Australia eCommerce penetration 2020-2022

^Year-to-date. Source: CBRE

Last year, online sales were at $53 billion, although space requirements slipped back to 800,000sq m, largely due to the lack of available space to rent.

“The vacancy rate and e-commerce penetration rate are key pillars for rental growth and that is what we have seen in other major markets across the globe, particularly the US, the UK and Canada,” Baleh said.

Food will be another key driver of the industrial and logistics space, particularly food for export and online sales.

Australia’s key food export markets are China, Japan, the US and Europe, but J-Baleh said it was the emerging food export markets of the Middle East, UK, Brazil and India that would drive the need for facilities such as cold storage.

“These regions have rapidly expanding middle-class populations and their demand for food will increasingly be met by international trade. The food export market in Australia is certainly a growing one.

Industrial floor space take-up

^Source: CBRE

“And by 2026 we expect the online retail food sector to be worth $20 billion.”

Outside the vSummit, J-Baleh called on governments to release land for industrial and logistics and provide services such as road infrastructure, water and power.
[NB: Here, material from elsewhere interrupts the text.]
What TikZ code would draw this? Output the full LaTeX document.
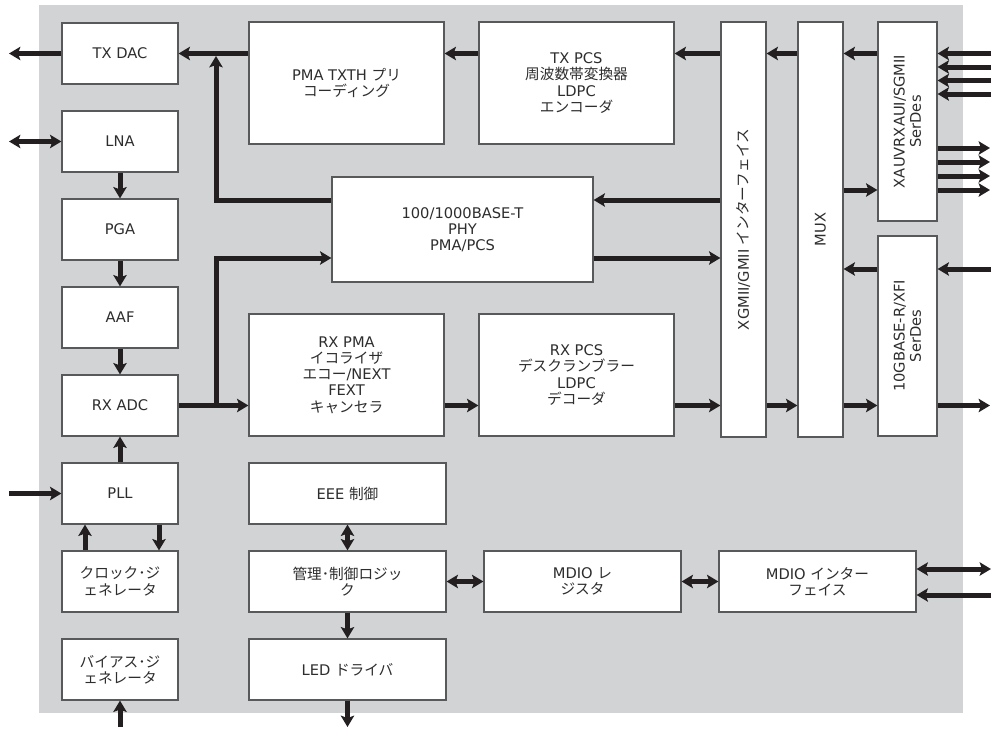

“Logistics use has really become an essential service for the economy in the past couple of years and yet historically we have had all the rezoning of industrial to mixed-use and that is now catching up with us,” she said.

“Particularly in those inner markets where you actually need industrial near where the population is most dense.

“That’s where, particularly when we look at our rental growth forecast, those markets are going to experience the biggest uplift in rent growth because there is actually no scope for development, because there is no land.

“The vacancy rate in those areas isn’t going to change.

“The issue and the solution are for government to intervene and release that land and service that land. It’s one thing to release and zone it but quite another to service it.”